For more than two decades, Ken White worked at a credit card processor. It was a good job, but it fell victim to the Great Recession.
Today, at 56, White does similar work managing technology projects for a regional bank, and yet, everything feels different. He is a contractor for a technology services firm that assigns him to the bank. He is paid less, and the bonuses and stock awards he once earned as a full-fledged employee are long gone.
For all the US economy’s robust job growth, White and many people like him do not feel much like beneficiaries of what is now the longest expansion on record.

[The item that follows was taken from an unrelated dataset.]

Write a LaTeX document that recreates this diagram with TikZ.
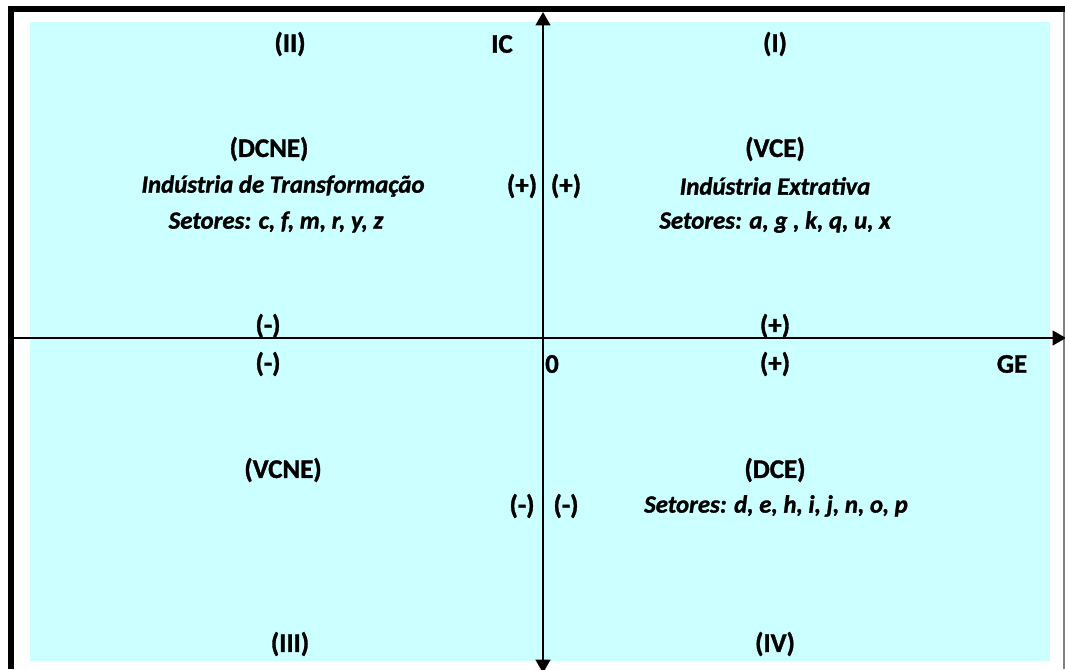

The kinds of jobs they once enjoyed — permanent positions, with stability, bonuses, pensions, benefits and opportunities to move up — are now rarer.
“It’s not as easy as it was,” White said.
White’s evolution from employee to contractor is emblematic of a trend in the US workplace a full decade after the recession ended: The economy keeps growing and unemployment is at a half-century low, yet many people feel their jobs have been devalued by employers that increasingly assign a higher priority to shareholders and customers.
Economic research, government data and interviews with workers sketch a picture of lagging wages, eroding benefits and demands for employees to do more without more pay.
The loyalty and security that many have said that they once felt from their employers have diminished, and with it some measure of their satisfaction.
Experts point to a sea change in the US job experience that began decades ago, but has grown more visible across a wider spectrum of jobs. They see a confluence of forces squeezing workers — from globalization and workplace automation to a decline of labor unions, fiercer price competition and a growing use of outside firms and contractors.
At the same time, the gulf in pay between a CEO and a median worker has widened. Publicly traded companies are increasingly plowing cash into stock buybacks and shareholder dividends.
“We’ve made decisions and baked into the structure this extreme inequality at this point,” said Barbara Dyer of the Good Companies, Good Jobs Initiative at MIT’s Sloan School of Management, a project to improve management practices. “It’s a function of a lot of choices that we may not have even been conscious of.”
A collaborative analysis of last year’s General Social Survey by the Associated Press-NORC Center for Public Affairs Research and survey staff found a rise in people saying that their workplace has grown more demanding.
About one in three workers said that they now face too much work to do everything well.
About one in five said that they held a job other than their main one.
About three-quarters said that they had to work extra hours beyond their usual schedule at least one day a month.
All those numbers are up from 2006.
Half of working Americans last year said that they believe workers need strong unions, up from 40 percent in 2006.
Among workers younger than 35, 60 percent favor strong unions at a time when union participation has been steadily dwindling.
Many measures of inequality still have not returned to where they were before the recession: The wealthiest Americans now hold a greater share of the nation’s wealth and middle-income households have less home equity. Median household income, adjusted for inflation, has barely budged in two decades.